En un país donde un tercio de la población admite sin rubor que en el último año –e imagino que también ha sucedido en muchos anteriores– no ha leído un solo libro e incluso algunos se jactan de no haberlo hecho –sí, la ignorancia tiende a ser atrevida–, resulta reconfortante toparse con esas iniciativas y personas que promocionan la cultura no solo como la mejor vacuna contra la barbarie y la falta de criterio, sino incluso como medicina para el cuerpo y el alma.
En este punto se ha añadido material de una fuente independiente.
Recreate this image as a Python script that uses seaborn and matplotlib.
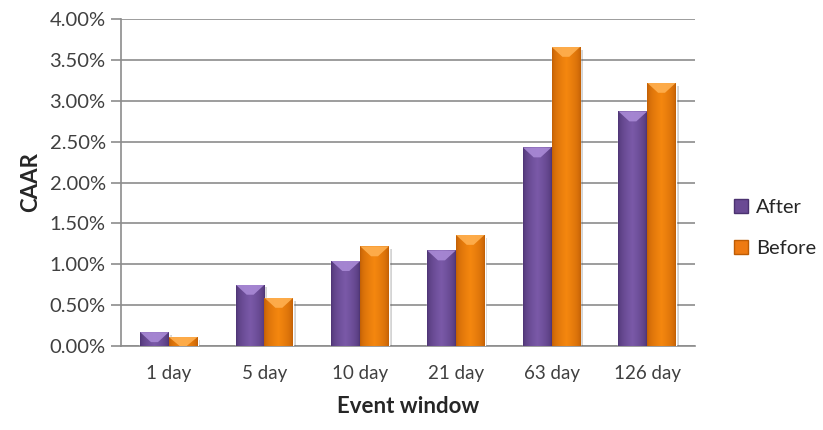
import numpy as np
import pandas as pd
import matplotlib
matplotlib.use("Agg")
import matplotlib.pyplot as plt
import matplotlib.patheffects as pe
from matplotlib.patches import Polygon, Patch
from matplotlib.colors import to_rgb
from matplotlib.ticker import FuncFormatter, MultipleLocator
import seaborn as sns

# Cumulative average abnormal returns (%) by event window
windows = ["1 day", "5 day", "10 day", "21 day", "63 day", "126 day"]
after = [0.17, 0.75, 1.04, 1.17, 2.43, 2.87]
before = [0.11, 0.59, 1.22, 1.36, 3.66, 3.22]
groups = ["After", "Before"]

df = pd.DataFrame({
    "window": windows * 2,
    "group": ["After"] * len(windows) + ["Before"] * len(windows),
    "caar": after + before,
})

palette = {"After": "#6A4A94", "Before": "#EE7A12"}
shades = {
    "After": ("#4B3270", "#7A59A8", "#A98AD6"),
    "Before": ("#BE5C04", "#F5870F", "#FFB050"),
}

sns.set_theme(style="white")
plt.rcParams["font.family"] = ["Lato", "DejaVu Sans"]

fig = plt.figure(figsize=(8.23, 4.30), dpi=100)
ax = fig.add_axes([0.147, 0.1953, 0.6975, 0.7605])

sns.barplot(data=df, x="window", y="caar", hue="group", hue_order=groups,
            order=windows, palette=palette, width=0.6, gap=0,
            saturation=1, legend=False, ax=ax, zorder=3)

ax.set_ylim(0, 4.0)
ax.yaxis.set_major_locator(MultipleLocator(0.5))
ax.yaxis.set_major_formatter(FuncFormatter(lambda v, p: f"{v:.2f}%"))
ax.grid(axis="y", color="#8C8C8C", linewidth=1.2, zorder=0)
ax.set_axisbelow(True)
for s in ["top", "right"]:
    ax.spines[s].set_visible(False)
for s in ["left", "bottom"]:
    ax.spines[s].set_color("#8C8C8C")
    ax.spines[s].set_linewidth(1.2)
ax.tick_params(axis="y", length=7, width=1.2, color="#8C8C8C", direction="out",
               labelsize=14.5, labelcolor="#404040", pad=4, left=True)
ax.tick_params(axis="x", length=0, labelsize=13.5, labelcolor="#404040", pad=14)
ax.set_xlabel("Event window", fontsize=16, fontweight="bold", color="#262626", labelpad=10)
ax.set_ylabel("CAAR", fontsize=16, fontweight="bold", color="#262626", labelpad=6)

fig.canvas.draw()
# pixel -> data height for the bevel depth
px_per_unit = ax.transData.transform((0, 1))[1] - ax.transData.transform((0, 0))[1]
bevel = 10 / px_per_unit

bars = [p for p in ax.patches]
n = len(windows)
for i, bar in enumerate(bars):
    g = groups[i // n]
    dark, mid, light = shades[g]
    x0, w, h = bar.get_x(), bar.get_width(), bar.get_height()
    bar.set_path_effects([pe.SimplePatchShadow(offset=(2, -2), alpha=0.25, shadow_rgbFace="#555555"),
                          pe.Normal()])
    # horizontal shading across the bar
    t = np.linspace(0, 1, 64)
    prof = np.clip(1 - np.abs(t - 0.5) * 2, 0, 1) ** 0.5
    c0, c1 = np.array(to_rgb(dark)), np.array(to_rgb(mid))
    img = (c0[None, :] * (1 - prof[:, None]) + c1[None, :] * prof[:, None])[None, :, :]
    im = ax.imshow(img, extent=[x0, x0 + w, 0, h], aspect="auto", zorder=4,
                   interpolation="bicubic")
    im.set_clip_path(bar)
    d = min(bevel, h)
    tri = Polygon([[x0, h], [x0 + w, h], [x0 + w * 0.62, h - d], [x0 + w * 0.38, h - d]],
                  closed=True, facecolor=light, edgecolor="none", alpha=0.9, zorder=5)
    ax.add_patch(tri)
    tri.set_clip_path(bar)

ax.set_xlim(-0.5, n - 0.5)
ax.set_ylim(0, 4.0)

handles = [Patch(facecolor=palette[g], edgecolor=shades[g][0], label=g) for g in groups]
leg = fig.legend(handles=handles, loc="center left", bbox_to_anchor=(0.892, 0.47),
                 frameon=False, fontsize=14.5, handlelength=0.7, handleheight=0.7,
                 handletextpad=0.4, labelspacing=1.2, borderpad=0, borderaxespad=0)
for t in leg.get_texts():
    t.set_color("#262626")

fig.savefig("out.png", dpi=100)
Como es el caso del alcalde de la localidad granadina de Alpujarra de la Sierra, que hace año y medio tuvo la feliz idea de transformar la única cabina de teléfonos en desuso que quedaba en el pueblo en una especie de minibiblioteca pública donde los habitantes de este municipio pueden dejar un libro y coger otro. La ocurrencia del edil, un médico rural jubilado, ha tenido tanto éxito –él mismo resalta lo bien cuidado que está el pequeño recinto acristalado y lo respetuosos que son los vecinos con los volúmenes que toman prestados– que quiere pedir a Telefónica una decena de cabinas más para extender su proyecto por toda la población y recetar a más vecinos la pasión por la lectura.
Y, hablando de recetas, quizá se podría aliar con esa farmacéutica de Almiserà, un pequeño pueblo de 279 habitantes en el interior de la provincia de Valencia, que ofrece entre los medicamentos que vende algunos libros.
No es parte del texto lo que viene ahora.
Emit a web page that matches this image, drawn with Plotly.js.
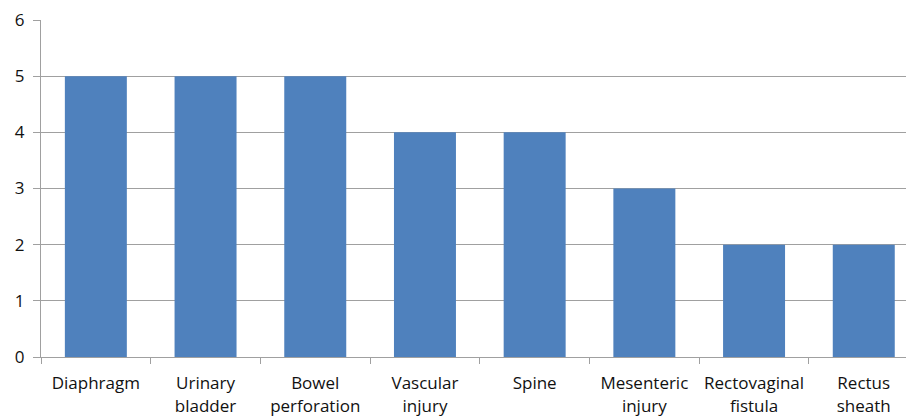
<!DOCTYPE html>
<html>
<head>
<meta charset="utf-8">
<script src="https://cdn.plot.ly/plotly-3.0.1.min.js"></script>
<style>html,body{margin:0;padding:0;background:#fff;}#chart{width:906px;height:416px;}</style>
</head>
<body>
<div id="chart"></div>
<script>
const categories = ["Diaphragm", "Urinary<br>bladder", "Bowel<br>perforation", "Vascular<br>injury", "Spine", "Mesenteric<br>injury", "Rectovaginal<br>fistula", "Rectus<br>sheath"];
const values = [5, 5, 5, 4, 4, 3, 2, 2];
const yTicks = [0, 1, 2, 3, 4, 5, 6];

const trace = {
  type: "bar",
  x: categories,
  y: values,
  marker: {color: "#4F81BD"},
  hoverinfo: "none"
};

const layout = {
  width: 906,
  height: 416,
  margin: {l: 41, r: 0, t: 20, b: 59, pad: 0},
  paper_bgcolor: "#ffffff",
  plot_bgcolor: "#ffffff",
  bargap: 0.435,
  showlegend: false,
  font: {family: "'Open Sans', sans-serif", size: 17, color: "#000"},
  xaxis: {
    type: "category",
    range: [-0.5, 7.385],
    showline: true,
    linecolor: "#a0a0a0",
    linewidth: 1,
    ticks: "outside",
    tickson: "boundaries",
    ticklen: 6,
    tickcolor: "#a0a0a0",
    showgrid: false,
    tickfont: {family: "'Open Sans', sans-serif", size: 17, color: "#111"},
    ticklabelstandoff: 11,
    fixedrange: true
  },
  yaxis: {
    range: [0, 6],
    tickvals: yTicks,
    ticktext: yTicks.map(String),
    showline: true,
    linecolor: "#a0a0a0",
    linewidth: 1,
    ticks: "outside",
    ticklen: 7,
    tickcolor: "#a0a0a0",
    showgrid: true,
    gridcolor: "#a0a0a0",
    gridwidth: 1,
    zeroline: false,
    tickfont: {family: "'Open Sans', sans-serif", size: 17, color: "#111"},
    ticklabelstandoff: 5,
    fixedrange: true
  }
};

Plotly.newPlot("chart", [trace], layout, {displayModeBar: false, staticPlot: true});
</script>
</body>
</html>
Y resulta que estos son tan eficientes como las propias medicinas, pues los clientes, según cuenta la boticaria, salen por la puerta «en un estado de salud mejor» que al entrar, pues si no les arregla a nivel físico con medicinas o con un consejo farmacéutico, muchas veces les recomienda una lectura que les mejore el ánimo. Que, desde luego, no es poco.